▶ _Request_: Which lines come from the start of the records through the line that holds "const yTicks = [0, 0.5, 1.0, 1.5, 2.0];"? Write them out word for word.

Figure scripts
════════

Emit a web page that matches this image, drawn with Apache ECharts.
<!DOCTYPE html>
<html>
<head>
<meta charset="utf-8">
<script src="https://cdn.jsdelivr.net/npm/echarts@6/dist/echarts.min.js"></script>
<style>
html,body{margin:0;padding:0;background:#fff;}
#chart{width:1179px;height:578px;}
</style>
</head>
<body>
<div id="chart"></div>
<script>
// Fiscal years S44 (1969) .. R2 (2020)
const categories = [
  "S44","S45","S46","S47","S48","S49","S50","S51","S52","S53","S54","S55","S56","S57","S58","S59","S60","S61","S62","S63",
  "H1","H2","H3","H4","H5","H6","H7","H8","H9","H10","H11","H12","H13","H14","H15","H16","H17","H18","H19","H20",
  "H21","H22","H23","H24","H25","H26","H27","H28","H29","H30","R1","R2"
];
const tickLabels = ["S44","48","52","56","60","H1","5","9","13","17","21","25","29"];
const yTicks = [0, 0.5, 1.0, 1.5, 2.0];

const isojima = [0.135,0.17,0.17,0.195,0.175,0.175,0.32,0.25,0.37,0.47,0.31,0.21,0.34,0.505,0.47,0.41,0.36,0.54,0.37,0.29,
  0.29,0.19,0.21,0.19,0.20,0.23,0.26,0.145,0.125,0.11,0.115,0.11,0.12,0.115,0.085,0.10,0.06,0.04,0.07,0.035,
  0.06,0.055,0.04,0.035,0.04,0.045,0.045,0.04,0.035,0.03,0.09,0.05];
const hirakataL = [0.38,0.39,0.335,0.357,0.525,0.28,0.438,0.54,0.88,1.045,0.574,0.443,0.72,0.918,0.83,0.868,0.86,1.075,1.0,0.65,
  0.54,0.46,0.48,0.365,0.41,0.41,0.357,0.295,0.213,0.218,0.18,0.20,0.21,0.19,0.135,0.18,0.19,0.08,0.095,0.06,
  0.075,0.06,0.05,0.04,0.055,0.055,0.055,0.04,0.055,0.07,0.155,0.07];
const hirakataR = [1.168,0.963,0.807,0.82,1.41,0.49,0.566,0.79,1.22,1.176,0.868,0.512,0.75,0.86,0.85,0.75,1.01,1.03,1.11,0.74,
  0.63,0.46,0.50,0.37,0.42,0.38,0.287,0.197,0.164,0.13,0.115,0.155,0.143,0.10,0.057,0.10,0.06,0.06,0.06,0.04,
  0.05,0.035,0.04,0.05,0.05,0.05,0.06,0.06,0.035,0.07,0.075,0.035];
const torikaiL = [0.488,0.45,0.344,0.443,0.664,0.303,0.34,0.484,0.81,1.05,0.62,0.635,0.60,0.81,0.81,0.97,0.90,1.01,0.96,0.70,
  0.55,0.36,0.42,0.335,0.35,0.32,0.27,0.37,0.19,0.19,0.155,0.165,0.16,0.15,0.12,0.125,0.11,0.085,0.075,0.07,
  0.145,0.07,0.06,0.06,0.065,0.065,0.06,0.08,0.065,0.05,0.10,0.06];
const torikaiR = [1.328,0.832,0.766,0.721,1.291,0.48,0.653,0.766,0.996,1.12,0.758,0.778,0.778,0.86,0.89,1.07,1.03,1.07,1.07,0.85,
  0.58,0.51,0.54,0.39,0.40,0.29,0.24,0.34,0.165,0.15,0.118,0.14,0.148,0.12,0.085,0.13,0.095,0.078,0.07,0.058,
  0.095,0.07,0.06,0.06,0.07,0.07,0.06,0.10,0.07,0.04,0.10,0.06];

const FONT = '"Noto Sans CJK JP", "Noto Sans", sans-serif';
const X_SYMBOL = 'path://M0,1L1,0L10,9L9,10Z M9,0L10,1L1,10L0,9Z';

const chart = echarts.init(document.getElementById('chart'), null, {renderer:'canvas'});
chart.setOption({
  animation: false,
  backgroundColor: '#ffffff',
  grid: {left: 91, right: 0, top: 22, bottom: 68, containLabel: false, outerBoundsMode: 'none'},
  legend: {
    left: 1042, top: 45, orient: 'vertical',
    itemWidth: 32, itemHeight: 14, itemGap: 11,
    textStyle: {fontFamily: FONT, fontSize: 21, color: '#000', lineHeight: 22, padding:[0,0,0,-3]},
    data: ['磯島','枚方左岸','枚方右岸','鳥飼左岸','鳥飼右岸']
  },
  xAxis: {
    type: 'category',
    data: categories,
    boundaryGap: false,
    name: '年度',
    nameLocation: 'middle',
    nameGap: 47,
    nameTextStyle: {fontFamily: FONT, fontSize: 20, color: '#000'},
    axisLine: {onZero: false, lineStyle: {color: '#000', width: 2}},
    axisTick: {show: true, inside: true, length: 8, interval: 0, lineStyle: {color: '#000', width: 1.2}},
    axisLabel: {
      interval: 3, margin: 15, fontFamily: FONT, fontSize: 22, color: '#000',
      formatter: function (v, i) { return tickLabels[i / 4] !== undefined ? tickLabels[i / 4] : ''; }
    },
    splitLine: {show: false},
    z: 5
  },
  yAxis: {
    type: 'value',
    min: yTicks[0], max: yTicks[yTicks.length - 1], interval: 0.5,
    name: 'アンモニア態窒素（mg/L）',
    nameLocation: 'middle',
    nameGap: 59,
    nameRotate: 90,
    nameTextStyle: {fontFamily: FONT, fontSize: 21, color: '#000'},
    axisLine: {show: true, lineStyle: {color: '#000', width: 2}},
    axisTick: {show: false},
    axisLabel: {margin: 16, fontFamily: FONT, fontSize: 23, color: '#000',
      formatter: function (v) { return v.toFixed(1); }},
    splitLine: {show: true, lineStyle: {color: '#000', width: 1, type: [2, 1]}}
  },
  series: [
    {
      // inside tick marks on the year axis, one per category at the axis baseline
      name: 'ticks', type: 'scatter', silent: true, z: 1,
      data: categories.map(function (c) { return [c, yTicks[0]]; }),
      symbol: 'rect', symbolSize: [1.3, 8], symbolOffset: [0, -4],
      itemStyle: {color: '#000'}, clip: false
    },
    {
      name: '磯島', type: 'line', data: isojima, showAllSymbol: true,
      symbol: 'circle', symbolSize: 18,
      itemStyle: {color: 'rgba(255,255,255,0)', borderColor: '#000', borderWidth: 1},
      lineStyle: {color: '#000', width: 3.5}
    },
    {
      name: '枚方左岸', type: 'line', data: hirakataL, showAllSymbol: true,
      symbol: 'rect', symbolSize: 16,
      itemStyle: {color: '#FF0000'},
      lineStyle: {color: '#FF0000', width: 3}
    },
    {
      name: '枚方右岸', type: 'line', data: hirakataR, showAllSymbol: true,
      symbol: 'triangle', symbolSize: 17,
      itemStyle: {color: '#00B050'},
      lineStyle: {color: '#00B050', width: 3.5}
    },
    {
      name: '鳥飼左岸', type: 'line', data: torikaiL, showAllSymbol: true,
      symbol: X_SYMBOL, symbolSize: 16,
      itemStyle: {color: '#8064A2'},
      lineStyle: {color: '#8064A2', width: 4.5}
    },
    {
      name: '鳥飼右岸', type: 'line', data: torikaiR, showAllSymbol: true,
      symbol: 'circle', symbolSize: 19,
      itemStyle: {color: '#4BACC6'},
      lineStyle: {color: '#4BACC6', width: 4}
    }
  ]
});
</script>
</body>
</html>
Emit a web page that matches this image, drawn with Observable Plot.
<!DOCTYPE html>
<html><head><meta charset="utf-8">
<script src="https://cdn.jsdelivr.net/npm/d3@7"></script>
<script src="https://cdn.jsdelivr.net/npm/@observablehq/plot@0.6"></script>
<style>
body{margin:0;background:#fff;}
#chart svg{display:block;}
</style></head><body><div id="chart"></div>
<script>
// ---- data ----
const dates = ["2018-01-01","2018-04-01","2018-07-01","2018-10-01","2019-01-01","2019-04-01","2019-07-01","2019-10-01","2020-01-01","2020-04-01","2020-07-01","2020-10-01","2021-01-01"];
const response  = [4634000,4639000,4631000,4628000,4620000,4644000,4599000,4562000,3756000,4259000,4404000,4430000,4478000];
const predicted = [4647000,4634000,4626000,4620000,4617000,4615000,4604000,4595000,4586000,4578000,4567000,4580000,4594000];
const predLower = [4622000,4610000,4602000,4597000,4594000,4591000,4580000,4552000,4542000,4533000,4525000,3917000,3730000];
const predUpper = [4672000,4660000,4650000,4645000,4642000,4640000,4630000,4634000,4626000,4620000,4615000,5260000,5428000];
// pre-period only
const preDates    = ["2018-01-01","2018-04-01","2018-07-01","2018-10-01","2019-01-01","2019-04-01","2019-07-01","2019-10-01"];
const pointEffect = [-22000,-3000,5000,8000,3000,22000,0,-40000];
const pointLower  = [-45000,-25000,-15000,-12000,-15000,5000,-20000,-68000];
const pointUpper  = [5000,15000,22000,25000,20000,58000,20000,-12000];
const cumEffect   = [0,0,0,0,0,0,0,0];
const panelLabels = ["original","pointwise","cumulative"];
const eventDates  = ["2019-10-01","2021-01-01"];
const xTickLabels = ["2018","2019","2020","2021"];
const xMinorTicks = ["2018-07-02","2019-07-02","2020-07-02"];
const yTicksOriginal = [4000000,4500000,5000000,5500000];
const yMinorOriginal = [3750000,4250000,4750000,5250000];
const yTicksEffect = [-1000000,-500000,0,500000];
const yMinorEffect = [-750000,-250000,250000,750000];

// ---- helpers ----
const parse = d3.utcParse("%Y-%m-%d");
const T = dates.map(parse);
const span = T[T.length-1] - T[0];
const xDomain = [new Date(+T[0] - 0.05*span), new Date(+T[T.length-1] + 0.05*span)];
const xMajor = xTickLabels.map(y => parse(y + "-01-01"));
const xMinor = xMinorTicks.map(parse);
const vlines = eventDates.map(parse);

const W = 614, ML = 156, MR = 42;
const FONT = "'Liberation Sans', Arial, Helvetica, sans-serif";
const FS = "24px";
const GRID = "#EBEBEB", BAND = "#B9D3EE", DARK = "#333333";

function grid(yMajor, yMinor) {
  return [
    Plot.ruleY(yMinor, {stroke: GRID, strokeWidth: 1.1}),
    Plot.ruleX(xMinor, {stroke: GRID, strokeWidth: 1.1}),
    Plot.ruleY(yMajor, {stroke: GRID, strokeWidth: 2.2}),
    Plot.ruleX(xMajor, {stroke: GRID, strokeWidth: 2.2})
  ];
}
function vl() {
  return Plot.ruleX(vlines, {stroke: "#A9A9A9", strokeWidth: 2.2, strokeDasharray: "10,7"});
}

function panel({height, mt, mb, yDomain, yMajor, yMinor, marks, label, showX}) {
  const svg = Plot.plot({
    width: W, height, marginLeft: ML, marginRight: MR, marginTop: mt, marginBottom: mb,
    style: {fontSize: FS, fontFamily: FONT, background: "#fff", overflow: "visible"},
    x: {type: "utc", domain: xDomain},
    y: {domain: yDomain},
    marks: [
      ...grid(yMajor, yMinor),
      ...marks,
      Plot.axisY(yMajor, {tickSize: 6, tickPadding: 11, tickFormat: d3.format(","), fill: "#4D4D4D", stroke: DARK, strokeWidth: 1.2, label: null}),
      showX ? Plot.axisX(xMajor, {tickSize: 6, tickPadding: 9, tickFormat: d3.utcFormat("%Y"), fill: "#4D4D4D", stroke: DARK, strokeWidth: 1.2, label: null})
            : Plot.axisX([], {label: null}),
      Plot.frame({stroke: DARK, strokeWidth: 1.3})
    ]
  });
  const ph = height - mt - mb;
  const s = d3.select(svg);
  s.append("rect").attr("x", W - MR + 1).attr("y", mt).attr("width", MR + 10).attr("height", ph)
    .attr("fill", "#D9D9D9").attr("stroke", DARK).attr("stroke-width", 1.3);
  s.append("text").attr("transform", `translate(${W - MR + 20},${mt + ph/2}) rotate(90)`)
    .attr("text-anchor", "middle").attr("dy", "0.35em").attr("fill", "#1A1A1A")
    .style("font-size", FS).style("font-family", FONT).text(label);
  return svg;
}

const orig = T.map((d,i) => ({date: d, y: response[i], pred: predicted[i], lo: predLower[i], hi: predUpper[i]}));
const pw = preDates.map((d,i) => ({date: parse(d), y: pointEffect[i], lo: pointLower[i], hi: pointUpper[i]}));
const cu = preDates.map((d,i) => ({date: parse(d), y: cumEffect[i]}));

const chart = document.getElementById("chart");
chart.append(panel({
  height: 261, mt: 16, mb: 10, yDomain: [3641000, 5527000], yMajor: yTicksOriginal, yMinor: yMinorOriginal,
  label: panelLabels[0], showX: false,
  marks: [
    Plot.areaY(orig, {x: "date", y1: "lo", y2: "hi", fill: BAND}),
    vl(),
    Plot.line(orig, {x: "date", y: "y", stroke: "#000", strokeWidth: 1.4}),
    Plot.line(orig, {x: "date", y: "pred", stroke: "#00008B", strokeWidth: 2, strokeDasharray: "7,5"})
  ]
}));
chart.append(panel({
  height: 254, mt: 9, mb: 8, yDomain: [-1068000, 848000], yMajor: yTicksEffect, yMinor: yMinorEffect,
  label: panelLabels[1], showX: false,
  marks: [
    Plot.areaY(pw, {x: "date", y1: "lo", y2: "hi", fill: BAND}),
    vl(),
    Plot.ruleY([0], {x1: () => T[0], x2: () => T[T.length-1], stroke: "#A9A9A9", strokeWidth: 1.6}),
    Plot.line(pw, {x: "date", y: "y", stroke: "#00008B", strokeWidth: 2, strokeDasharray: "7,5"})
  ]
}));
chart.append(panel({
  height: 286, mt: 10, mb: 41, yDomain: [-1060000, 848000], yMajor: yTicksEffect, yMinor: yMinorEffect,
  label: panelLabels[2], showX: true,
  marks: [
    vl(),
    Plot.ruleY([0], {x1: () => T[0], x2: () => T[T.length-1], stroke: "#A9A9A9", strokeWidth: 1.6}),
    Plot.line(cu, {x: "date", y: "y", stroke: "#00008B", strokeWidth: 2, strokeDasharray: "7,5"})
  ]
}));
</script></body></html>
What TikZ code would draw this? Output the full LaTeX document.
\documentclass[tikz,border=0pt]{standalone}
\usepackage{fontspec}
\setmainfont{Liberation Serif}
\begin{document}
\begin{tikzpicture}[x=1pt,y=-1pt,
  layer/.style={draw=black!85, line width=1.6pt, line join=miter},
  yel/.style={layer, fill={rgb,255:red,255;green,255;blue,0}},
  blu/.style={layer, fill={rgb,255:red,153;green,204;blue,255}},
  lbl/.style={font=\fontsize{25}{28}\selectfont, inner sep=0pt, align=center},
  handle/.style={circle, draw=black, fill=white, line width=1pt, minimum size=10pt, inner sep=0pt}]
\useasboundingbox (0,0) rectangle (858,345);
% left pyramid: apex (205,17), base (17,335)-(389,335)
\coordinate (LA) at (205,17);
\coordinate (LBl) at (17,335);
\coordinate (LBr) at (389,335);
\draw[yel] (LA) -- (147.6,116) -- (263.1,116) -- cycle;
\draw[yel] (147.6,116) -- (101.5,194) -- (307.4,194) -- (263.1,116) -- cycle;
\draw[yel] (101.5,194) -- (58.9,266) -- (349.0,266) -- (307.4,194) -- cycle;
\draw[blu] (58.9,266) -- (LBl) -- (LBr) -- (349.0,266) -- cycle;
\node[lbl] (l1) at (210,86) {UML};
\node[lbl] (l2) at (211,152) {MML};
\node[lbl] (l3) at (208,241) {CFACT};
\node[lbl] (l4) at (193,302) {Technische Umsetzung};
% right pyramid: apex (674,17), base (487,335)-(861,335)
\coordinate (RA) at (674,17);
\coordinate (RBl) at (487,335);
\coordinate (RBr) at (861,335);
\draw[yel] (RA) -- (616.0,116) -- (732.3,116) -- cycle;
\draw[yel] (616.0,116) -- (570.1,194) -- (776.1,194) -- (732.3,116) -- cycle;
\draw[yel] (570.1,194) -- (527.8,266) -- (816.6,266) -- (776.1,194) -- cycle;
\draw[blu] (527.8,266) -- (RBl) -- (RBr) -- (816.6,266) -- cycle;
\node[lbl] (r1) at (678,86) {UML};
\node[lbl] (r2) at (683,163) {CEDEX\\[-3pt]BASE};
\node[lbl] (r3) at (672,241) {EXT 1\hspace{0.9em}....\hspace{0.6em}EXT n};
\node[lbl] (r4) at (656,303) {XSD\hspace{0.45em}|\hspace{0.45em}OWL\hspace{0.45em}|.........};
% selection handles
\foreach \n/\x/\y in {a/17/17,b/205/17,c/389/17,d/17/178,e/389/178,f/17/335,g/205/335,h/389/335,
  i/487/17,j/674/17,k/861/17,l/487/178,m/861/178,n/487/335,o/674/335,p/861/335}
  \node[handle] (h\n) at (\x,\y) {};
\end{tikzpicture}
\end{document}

════════

▶ _Answer to the problem_:
Emit a web page that matches this image, drawn with Apache ECharts.
<!DOCTYPE html>
<html>
<head>
<meta charset="utf-8">
<script src="https://cdn.jsdelivr.net/npm/echarts@6/dist/echarts.min.js"></script>
<style>
html,body{margin:0;padding:0;background:#fff;}
#chart{width:1179px;height:578px;}
</style>
</head>
<body>
<div id="chart"></div>
<script>
// Fiscal years S44 (1969) .. R2 (2020)
const categories = [
  "S44","S45","S46","S47","S48","S49","S50","S51","S52","S53","S54","S55","S56","S57","S58","S59","S60","S61","S62","S63",
  "H1","H2","H3","H4","H5","H6","H7","H8","H9","H10","H11","H12","H13","H14","H15","H16","H17","H18","H19","H20",
  "H21","H22","H23","H24","H25","H26","H27","H28","H29","H30","R1","R2"
];
const tickLabels = ["S44","48","52","56","60","H1","5","9","13","17","21","25","29"];
const yTicks = [0, 0.5, 1.0, 1.5, 2.0];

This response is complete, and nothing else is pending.